The deal requires Unroll.Me, owned by Slice Technologies, to delete data
about some consumers, and to refrain from misrepresenting its data practices in the future.
Unroll.Me, which promises to automatically unsubscribe from from email lists, also allegedly sells
"anonymized" information about consumers' emails -- including receipts for online purchases -- for market research purposes.
The FTC alleged in a complaint unveiled in August that
Unroll.Me falsely told some consumers it wouldn't “touch” their emails.
The agency's complaint focused on Unroll.Me's alleged statements to consumers who started to sign up for the
service, but then refused to grant the company access to their email accounts.
Between January of 2015 and October of 2016, Unroll.Me told many of those people, “we won’t touch
your personal stuff,” according to the FTC complaint.

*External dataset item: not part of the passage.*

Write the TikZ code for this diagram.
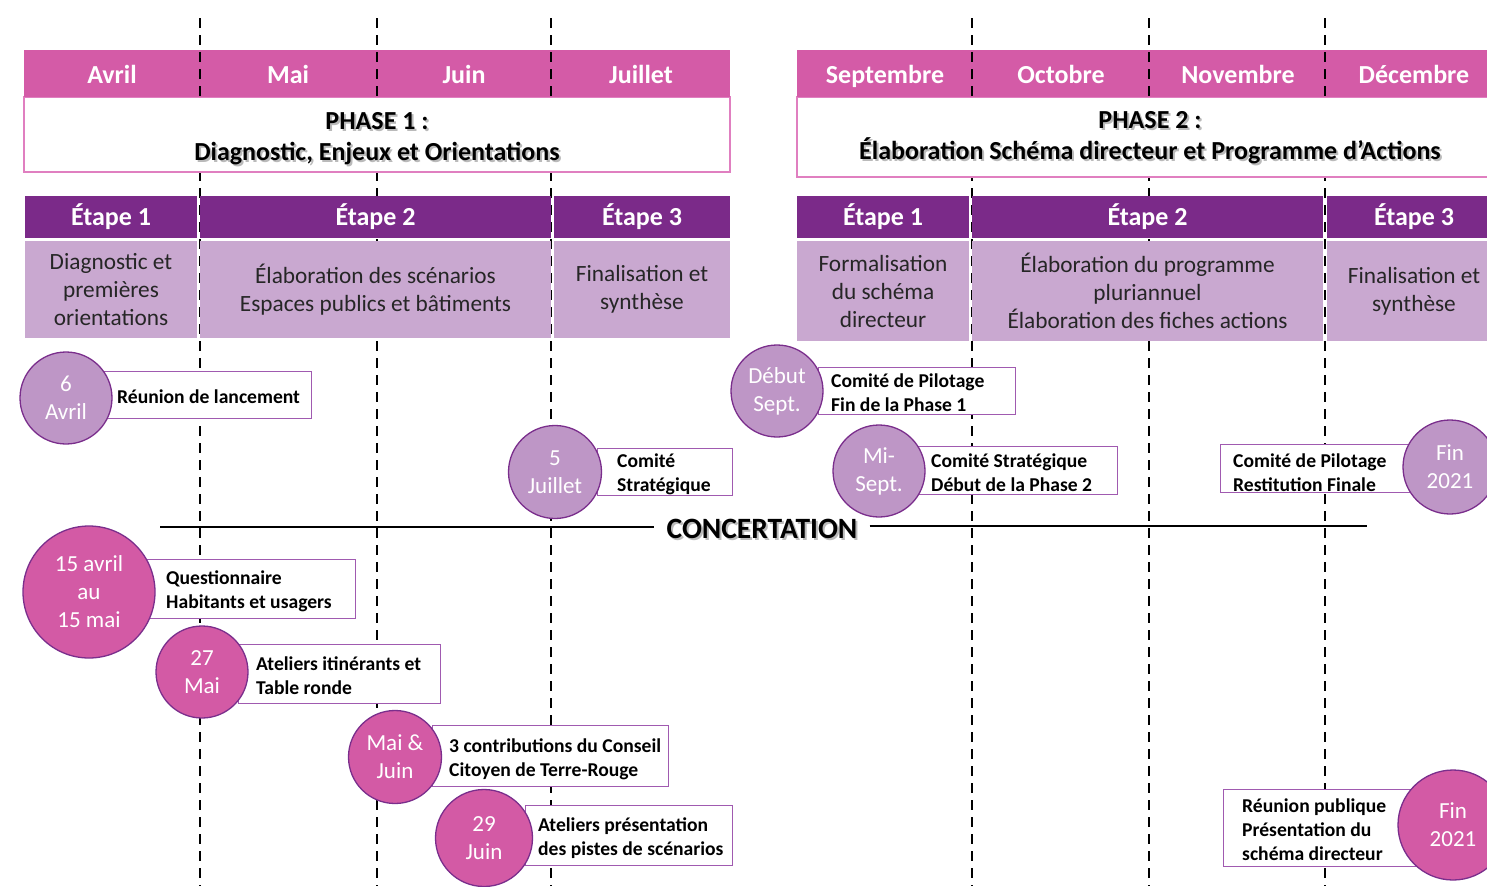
\documentclass[tikz,border=0pt]{standalone}
\usepackage{fontspec}
\setmainfont{Carlito}
\usepackage{xcolor}
\usepackage{tikz}
\usetikzlibrary{positioning,calc,shapes}

\definecolor{moisrose}{HTML}{D45BA7}
\definecolor{etapeviolet}{HTML}{7B2A89}
\definecolor{celluleviolet}{HTML}{C9A8D0}
\definecolor{rondclair}{HTML}{BE96C6}
\definecolor{rondfonce}{HTML}{D35AA5}
\definecolor{rondbord}{HTML}{7A2E8C}
\definecolor{boiteviolet}{HTML}{A05AB0}
\definecolor{phaserose}{HTML}{E07FC0}

\tikzset{
  tiret/.style={black, line width=2.4pt, dash pattern=on 10pt off 7pt},
  bande/.style={fill=moisrose, inner sep=0, minimum height=47},
  mois/.style={text=white, anchor=base, font=\bfseries\fontsize{26}{30}\selectfont},
  phasebox/.style={draw=phaserose, line width=1.5pt, fill=white, inner sep=0},
  phasetxt/.style={align=center, font=\bfseries\fontsize{26}{31}\selectfont},
  etapehead/.style={fill=etapeviolet, text=white, inner sep=0, minimum height=42,
    font=\bfseries\fontsize{26}{30}\selectfont},
  etapecell/.style={fill=celluleviolet, text=black!85, inner sep=0, align=center,
    font=\fontsize{23.3}{28}\selectfont},
  evbox/.style={draw=boiteviolet, line width=1.3pt, fill=white, inner sep=0, anchor=north west},
  evtxt/.style={align=left, inner sep=0, yshift=-2pt, font=\bfseries\fontsize{19.6}{24}\selectfont},
  rond/.style={circle, draw=rondbord, line width=1.3pt, text=white, inner sep=0, align=center,
    font=\fontsize{23}{28}\selectfont},
  clair/.style={rond, fill=rondclair},
  fonce/.style={rond, fill=rondfonce}
}

\begin{document}
\begin{tikzpicture}[x=1pt,y=-1pt]
    \useasboundingbox (0,0) rectangle (1487,886);

    % lignes des mois
    \foreach \x in {200,377,551,972,1149,1325}
        \draw[tiret] (\x,18) -- (\x,886);

    % phases
    \node[phasebox, minimum width=706, minimum height=75] (phase1) at (377,134.5) {};
    \node[phasebox, minimum width=706, minimum height=80] (phase2) at (1150,137) {};
    \node[bande, minimum width=706] (bande1) at (377,73.5) {};
    \node[bande, minimum width=706] (bande2) at (1150,73.5) {};

    \begin{scope}
        \clip (24,50) rectangle (730,97) (797,50) rectangle (1487,97);
        \foreach \x in {200,377,551,972,1149,1325}
            \draw[tiret] (\x,18) -- (\x,886);
    \end{scope}

    \foreach \x/\m [count=\i] in {112/Avril,288/Mai,464/Juin,641/Juillet,
            885/Septembre,1061/Octobre,1238/Novembre,1414/Décembre}
        \node[mois] (mois\i) at (\x,83.5) {\m};

    \node[phasetxt, text=black!45, opacity=.6] (phase1ombre) at (379,140.5)
        {PHASE 1 :\\Diagnostic, Enjeux et Orientations};
    \node[phasetxt] (phase1txt) at (377,138.5)
        {PHASE 1 :\\Diagnostic, Enjeux et Orientations};
    \node[phasetxt, text=black!45, opacity=.6] (phase2ombre) at (1152,140)
        {PHASE 2 :\\Élaboration Schéma directeur et Programme d’Actions};
    \node[phasetxt] (phase2txt) at (1150,138)
        {PHASE 2 :\\Élaboration Schéma directeur et Programme d’Actions};

    % etapes
    \node[etapehead, minimum width=172] (et1) at (111,217) {Étape 1};
    \node[etapehead, minimum width=351] (et2) at (375.5,217) {Étape 2};
    \node[etapehead, minimum width=176] (et3) at (642,217) {Étape 3};
    \node[etapehead, minimum width=172] (et4) at (883,217) {Étape 1};
    \node[etapehead, minimum width=351] (et5) at (1147.5,217) {Étape 2};
    \node[etapehead, minimum width=174] (et6) at (1414,217) {Étape 3};

    \node[etapecell, minimum width=172, minimum height=97] (desc1) at (111,289.5)
        {Diagnostic et\\premières\\orientations};
    \node[etapecell, minimum width=351, minimum height=97] (desc2) at (375.5,289.5)
        {Élaboration des scénarios\\Espaces publics et bâtiments};
    \node[etapecell, minimum width=176, minimum height=97] (desc3) at (642,289.5)
        {Finalisation et\\synthèse};
    \node[etapecell, minimum width=172, minimum height=100] (desc4) at (883,291)
        {Formalisation\\du schéma\\directeur};
    \node[etapecell, minimum width=351, minimum height=100] (desc5) at (1147.5,291)
        {Élaboration du programme\\pluriannuel\\Élaboration des fiches actions};
    \node[etapecell, minimum width=174, minimum height=100] (desc6) at (1414,291)
        {Finalisation et\\synthèse};

    % concertation
    \coordinate (concG) at (160,527);
    \coordinate (concD) at (1367,526);
    \node[font=\bfseries\fontsize{29.5}{32}\selectfont, text=black!45, opacity=.6] (concombre) at (764,531) {CONCERTATION};
    \node[font=\bfseries\fontsize{29.5}{32}\selectfont, inner xsep=12pt] (concert) at (762,529) {CONCERTATION};
    \draw[line width=2.8pt] (concG) -- (concG -| concert.west);
    \draw[line width=2.8pt] (concD -| concert.east) -- (concD);

    % pilotage
    \node[evbox, minimum width=207, minimum height=47] (b1) at (104,371) {};
    \node[evtxt, right=13pt of b1.west] (t1) {Réunion de lancement};
    \node[clair, minimum size=92] (c1) at (66,398) {6\\Avril};

    \node[evbox, minimum width=135, minimum height=47] (b2) at (597,448) {};
    \node[evtxt, right=20pt of b2.west] (t2) {Comité\\Stratégique};
    \node[clair, minimum size=93] (c2) at (555,472) {5\\Juillet};

    \node[evbox, minimum width=197, minimum height=47] (b3) at (818,367) {};
    \node[evtxt, right=13pt of b3.west] (t3) {Comité de Pilotage\\Fin de la Phase 1};
    \node[clair, minimum size=92] (c3) at (777,391) {Début\\Sept.};

    \node[evbox, minimum width=199, minimum height=48] (b4) at (918,446) {};
    \node[evtxt, right=13pt of b4.west] (t4) {Comité Stratégique\\Début de la Phase 2};
    \node[clair, minimum size=92] (c4) at (879,471) {Mi-\\Sept.};

    \node[evbox, minimum width=190, minimum height=48] (b5) at (1220,444) {};
    \node[evtxt, right=13pt of b5.west, yshift=-2pt] (t5) {Comité de Pilotage\\Restitution Finale};
    \node[clair, minimum size=94] (c5) at (1450,467) {Fin\\2021};

    % concertation : evenements
    \node[evbox, minimum width=210, minimum height=59] (b6) at (145,559) {};
    \node[evtxt, right=21pt of b6.west] (t6) {Questionnaire\\Habitants et usagers};
    \node[fonce, minimum size=132] (c6) at (89,592) {15 avril\\au\\15 mai};

    \node[evbox, minimum width=202, minimum height=59] (b7) at (238,644) {};
    \node[evtxt, right=18pt of b7.west] (t7) {Ateliers itinérants et\\Table ronde};
    \node[fonce, minimum size=92] (c7) at (202,672) {27\\Mai};

    \node[evbox, minimum width=236, minimum height=61] (b8) at (432,725) {};
    \node[evtxt, right=17pt of b8.west, yshift=-1pt] (t8) {3 contributions du Conseil\\Citoyen de Terre-Rouge};
    \node[fonce, minimum size=93] (c8) at (395,757) {Mai \&\\Juin};

    \node[evbox, minimum width=207, minimum height=60] (b9) at (525,805) {};
    \node[evtxt, right=13pt of b9.west] (t9) {Ateliers présentation\\des pistes de scénarios};
    \node[fonce, minimum size=97] (c9) at (484,838) {29\\Juin};

    \node[evbox, minimum width=200, minimum height=77] (b10) at (1223,789) {};
    \node[evtxt, right=19pt of b10.west] (t10) {Réunion publique\\Présentation du\\schéma directeur};
    \node[fonce, minimum size=110] (c10) at (1453,825) {Fin\\2021};
\end{tikzpicture}
\end{document}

During that time, more than 20,000 consumers who initially declined to grant email access to Unroll.Me changed their minds and
completed signing up for the service.
From late October 2016 through at least September 2018, Unroll.Me's message to consumers who hesitated to complete the sign-up process included the
sentence: “Unroll.Me requires access to your inbox so we can scan for subscriptions and allow you to begin clearing out your inbox,” the FTC alleged.
More 35,000 consumers
completed signing up after viewing that message, according to the agency.
The settlement requires Unroll.Me to tell active consumers who signed up after receiving an allegedly misleading
statement that it uses email purchase receipts for market research products sold to third parties. Unroll.Me must also delete stored e-receipts collected from consumers who were presented with
misleading information, unless it obtains their express consent to retain the material.
The advocacy group Electronic Privacy Information Center urged the FTC to impose tougher terms --
including mandates that Unroll.Me inform all users about its alleged deceptive practices, and that it require all active users to reauthorize access to their accounts.
“This will ensure
that Unrollme and Slice are collecting information only from users who were not subject to the company’s false and deceptive statements,” EPIC wrote in comments filed in September.
The FTC rejected those requests.
“The complaint does not allege that Unrollme
deceived its entire userbase,” April Tabor, acting secretary of the agency, wrote to EPIC on Monday. “Rather... the complaint alleges that Unrollme deceived a clear subset of users who had
initially declined to grant Unrollme access to their emails.”
Christine Bannan, consumer protection counsel at EPIC, says the FTC's order could leave many consumers unaware of how
Unroll.Me uses email data.
“We thought all users should be aware that the company is doing this,” Bannan says.